> [EXERCISE AIM]
Without the pictures, extract every line from the start of the material to the line containing "plt.rcParams['font.family'] = ['Liberation", both ends included.

⁂

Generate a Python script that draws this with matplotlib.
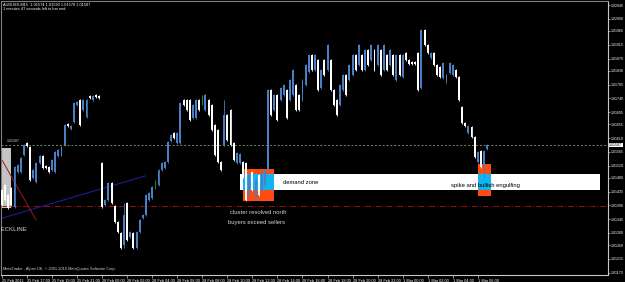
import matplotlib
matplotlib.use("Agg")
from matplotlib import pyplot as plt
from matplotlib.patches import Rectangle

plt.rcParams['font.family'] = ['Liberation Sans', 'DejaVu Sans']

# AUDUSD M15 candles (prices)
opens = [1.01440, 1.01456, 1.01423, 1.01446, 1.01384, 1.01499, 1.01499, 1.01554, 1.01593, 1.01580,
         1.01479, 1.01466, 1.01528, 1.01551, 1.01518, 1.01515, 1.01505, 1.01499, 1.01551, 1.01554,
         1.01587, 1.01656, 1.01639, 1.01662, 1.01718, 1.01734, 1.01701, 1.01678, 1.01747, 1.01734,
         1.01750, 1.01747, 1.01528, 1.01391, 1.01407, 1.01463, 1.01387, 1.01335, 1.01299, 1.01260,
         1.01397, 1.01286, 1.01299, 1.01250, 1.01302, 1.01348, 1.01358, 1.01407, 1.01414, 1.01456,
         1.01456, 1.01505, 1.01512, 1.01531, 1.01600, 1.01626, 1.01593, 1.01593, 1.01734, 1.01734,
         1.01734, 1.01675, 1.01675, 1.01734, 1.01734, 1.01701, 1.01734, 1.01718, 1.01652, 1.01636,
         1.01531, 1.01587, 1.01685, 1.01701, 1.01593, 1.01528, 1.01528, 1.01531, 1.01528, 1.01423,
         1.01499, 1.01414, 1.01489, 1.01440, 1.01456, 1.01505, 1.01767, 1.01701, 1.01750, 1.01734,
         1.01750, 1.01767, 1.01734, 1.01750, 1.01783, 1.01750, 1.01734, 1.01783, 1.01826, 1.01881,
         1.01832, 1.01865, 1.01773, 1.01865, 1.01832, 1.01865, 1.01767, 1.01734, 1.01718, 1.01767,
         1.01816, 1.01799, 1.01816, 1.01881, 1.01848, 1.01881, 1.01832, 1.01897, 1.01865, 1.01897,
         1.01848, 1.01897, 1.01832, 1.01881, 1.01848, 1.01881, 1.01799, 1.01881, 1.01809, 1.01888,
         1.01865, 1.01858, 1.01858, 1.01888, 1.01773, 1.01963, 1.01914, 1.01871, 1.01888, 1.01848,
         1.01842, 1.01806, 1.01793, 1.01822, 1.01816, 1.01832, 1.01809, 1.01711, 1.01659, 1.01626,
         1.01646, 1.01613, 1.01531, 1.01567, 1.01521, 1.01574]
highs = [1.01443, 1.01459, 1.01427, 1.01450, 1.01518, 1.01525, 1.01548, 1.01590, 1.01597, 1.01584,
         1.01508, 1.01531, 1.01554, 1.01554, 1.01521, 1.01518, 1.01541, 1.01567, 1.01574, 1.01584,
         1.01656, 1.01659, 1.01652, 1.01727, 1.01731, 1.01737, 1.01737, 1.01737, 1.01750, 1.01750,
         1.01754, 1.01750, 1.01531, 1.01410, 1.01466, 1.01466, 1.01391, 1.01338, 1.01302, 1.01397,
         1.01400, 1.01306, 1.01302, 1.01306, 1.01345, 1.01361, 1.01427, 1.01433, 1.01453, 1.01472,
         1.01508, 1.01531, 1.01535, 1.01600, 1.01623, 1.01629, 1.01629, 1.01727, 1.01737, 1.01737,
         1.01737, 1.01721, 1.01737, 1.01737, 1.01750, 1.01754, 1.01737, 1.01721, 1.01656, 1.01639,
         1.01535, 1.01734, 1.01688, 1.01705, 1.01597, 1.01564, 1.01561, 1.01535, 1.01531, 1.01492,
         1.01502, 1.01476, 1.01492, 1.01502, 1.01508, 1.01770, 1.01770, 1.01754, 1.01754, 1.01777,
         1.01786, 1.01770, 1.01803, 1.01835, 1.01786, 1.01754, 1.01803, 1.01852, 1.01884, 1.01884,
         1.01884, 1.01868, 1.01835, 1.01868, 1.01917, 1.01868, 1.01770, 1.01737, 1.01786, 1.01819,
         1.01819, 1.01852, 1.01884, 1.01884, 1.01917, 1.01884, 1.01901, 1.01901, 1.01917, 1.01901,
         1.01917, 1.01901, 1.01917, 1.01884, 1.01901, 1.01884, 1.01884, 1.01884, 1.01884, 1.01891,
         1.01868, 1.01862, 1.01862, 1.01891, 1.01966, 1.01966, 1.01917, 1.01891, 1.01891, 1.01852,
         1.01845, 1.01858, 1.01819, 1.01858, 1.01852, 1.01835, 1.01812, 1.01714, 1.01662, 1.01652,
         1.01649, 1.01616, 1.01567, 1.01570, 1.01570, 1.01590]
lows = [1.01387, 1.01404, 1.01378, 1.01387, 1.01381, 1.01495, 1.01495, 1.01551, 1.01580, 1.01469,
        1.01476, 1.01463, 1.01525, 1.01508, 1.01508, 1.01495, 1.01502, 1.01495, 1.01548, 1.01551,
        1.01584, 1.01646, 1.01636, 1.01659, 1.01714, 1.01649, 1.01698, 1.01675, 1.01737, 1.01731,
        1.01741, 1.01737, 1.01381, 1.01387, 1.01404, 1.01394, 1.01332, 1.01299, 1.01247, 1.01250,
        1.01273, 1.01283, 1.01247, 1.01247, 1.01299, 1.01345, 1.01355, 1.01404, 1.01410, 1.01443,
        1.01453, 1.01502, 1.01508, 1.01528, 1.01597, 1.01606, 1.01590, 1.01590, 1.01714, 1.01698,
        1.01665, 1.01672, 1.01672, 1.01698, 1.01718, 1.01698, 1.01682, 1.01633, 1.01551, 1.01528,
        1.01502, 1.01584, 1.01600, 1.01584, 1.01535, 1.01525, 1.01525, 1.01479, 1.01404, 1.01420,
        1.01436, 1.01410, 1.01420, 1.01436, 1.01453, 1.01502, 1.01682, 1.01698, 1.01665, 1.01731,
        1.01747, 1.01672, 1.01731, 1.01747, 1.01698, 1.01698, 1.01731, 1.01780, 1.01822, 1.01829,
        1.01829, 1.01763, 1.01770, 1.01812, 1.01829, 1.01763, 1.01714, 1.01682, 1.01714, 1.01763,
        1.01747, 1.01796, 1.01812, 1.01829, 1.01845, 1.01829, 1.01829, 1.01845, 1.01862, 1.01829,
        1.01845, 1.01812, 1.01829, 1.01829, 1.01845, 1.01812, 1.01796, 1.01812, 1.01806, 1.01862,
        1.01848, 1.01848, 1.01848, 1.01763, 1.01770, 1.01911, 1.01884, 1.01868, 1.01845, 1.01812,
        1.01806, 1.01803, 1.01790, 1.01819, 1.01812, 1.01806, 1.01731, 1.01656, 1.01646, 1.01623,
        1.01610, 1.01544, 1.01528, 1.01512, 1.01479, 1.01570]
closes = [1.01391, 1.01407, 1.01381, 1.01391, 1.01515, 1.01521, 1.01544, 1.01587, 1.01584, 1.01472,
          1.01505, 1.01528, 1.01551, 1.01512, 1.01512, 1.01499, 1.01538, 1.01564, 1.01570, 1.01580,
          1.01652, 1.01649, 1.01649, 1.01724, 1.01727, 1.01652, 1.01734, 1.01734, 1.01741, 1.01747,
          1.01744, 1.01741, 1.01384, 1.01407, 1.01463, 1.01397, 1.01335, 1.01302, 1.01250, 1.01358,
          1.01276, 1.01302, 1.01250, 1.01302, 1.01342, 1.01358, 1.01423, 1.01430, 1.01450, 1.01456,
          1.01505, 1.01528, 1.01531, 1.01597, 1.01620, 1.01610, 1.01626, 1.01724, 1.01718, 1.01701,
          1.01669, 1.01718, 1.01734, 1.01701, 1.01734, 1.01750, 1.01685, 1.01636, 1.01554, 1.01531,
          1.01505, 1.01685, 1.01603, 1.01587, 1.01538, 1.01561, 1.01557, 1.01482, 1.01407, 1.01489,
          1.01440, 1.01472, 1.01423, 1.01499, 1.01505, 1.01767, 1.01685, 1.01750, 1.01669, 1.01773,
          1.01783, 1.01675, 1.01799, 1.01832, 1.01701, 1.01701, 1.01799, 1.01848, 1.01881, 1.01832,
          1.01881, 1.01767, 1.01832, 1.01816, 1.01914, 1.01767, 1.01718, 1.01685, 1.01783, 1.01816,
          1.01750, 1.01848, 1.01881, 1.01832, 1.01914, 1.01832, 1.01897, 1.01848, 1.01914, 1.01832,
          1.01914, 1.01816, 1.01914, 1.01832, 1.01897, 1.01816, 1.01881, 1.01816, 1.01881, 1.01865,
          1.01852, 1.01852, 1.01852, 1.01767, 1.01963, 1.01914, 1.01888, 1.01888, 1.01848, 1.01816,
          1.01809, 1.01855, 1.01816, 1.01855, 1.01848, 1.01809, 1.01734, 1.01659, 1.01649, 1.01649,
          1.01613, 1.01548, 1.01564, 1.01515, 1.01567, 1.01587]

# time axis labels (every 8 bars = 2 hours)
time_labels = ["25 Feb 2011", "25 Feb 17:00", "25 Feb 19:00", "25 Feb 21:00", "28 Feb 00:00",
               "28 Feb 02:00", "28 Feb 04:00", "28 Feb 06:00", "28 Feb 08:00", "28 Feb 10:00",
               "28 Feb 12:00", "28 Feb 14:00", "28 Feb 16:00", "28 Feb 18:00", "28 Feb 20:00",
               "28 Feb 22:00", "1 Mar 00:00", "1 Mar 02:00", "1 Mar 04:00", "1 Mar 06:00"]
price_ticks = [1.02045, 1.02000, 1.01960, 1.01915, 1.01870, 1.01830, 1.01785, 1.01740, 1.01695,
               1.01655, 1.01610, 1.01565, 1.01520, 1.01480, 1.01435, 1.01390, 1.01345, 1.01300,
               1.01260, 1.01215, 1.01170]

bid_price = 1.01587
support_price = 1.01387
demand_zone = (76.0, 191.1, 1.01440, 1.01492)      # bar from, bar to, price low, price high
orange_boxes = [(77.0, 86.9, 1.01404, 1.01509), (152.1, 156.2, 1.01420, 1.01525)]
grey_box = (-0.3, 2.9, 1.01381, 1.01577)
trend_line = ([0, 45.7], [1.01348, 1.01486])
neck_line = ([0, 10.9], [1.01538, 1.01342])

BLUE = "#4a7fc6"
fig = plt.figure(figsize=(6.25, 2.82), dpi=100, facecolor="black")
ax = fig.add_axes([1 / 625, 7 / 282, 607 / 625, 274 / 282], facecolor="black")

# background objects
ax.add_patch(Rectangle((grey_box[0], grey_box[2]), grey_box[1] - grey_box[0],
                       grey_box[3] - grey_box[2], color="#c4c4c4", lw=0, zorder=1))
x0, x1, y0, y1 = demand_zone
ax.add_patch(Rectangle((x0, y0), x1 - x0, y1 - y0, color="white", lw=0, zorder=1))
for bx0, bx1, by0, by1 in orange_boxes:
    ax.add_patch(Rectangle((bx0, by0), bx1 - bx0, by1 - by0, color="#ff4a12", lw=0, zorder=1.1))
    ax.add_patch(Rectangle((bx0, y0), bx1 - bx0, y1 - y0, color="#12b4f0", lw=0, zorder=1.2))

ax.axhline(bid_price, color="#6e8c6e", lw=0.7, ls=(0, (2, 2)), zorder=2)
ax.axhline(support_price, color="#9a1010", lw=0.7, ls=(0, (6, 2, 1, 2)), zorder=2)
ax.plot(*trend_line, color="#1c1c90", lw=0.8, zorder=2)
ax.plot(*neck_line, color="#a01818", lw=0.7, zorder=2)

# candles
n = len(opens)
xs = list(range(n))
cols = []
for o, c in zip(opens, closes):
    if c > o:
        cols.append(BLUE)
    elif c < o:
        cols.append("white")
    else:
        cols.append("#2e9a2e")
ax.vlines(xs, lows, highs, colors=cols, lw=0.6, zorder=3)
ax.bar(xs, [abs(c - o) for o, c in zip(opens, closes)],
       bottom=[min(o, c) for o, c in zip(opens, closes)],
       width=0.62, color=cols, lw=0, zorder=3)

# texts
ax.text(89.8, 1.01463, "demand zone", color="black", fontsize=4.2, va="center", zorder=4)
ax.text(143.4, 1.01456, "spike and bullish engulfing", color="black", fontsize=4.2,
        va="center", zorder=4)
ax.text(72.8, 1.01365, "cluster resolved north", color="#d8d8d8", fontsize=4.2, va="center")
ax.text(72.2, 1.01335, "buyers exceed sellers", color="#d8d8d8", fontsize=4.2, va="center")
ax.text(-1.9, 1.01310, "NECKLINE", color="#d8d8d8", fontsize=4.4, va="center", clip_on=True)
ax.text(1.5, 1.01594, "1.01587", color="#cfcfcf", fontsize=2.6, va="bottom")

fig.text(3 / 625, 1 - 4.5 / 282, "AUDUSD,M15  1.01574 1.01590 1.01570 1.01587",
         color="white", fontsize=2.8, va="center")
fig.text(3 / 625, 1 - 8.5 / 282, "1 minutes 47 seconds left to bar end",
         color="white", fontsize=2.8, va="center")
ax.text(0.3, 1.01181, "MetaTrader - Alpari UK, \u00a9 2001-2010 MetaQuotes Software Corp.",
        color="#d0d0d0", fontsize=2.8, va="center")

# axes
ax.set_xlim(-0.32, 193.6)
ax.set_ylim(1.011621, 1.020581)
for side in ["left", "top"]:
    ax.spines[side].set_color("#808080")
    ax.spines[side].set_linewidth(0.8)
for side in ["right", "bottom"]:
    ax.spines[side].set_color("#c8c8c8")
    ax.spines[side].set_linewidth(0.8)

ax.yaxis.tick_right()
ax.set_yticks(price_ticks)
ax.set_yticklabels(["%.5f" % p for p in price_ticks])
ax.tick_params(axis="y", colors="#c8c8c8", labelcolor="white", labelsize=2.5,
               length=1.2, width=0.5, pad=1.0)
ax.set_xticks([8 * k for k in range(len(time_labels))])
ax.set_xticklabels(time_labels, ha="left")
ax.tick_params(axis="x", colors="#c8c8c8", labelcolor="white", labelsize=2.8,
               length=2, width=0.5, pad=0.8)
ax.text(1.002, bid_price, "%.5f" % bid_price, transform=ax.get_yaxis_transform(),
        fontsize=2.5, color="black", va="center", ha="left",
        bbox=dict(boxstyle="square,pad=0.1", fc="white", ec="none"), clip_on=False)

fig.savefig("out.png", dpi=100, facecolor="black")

⁂

> [TASK OUTPUT]
Generate a Python script that draws this with matplotlib.
import matplotlib
matplotlib.use("Agg")
from matplotlib import pyplot as plt
from matplotlib.patches import Rectangle

plt.rcParams['font.family'] = ['Liberation Sans', 'DejaVu Sans']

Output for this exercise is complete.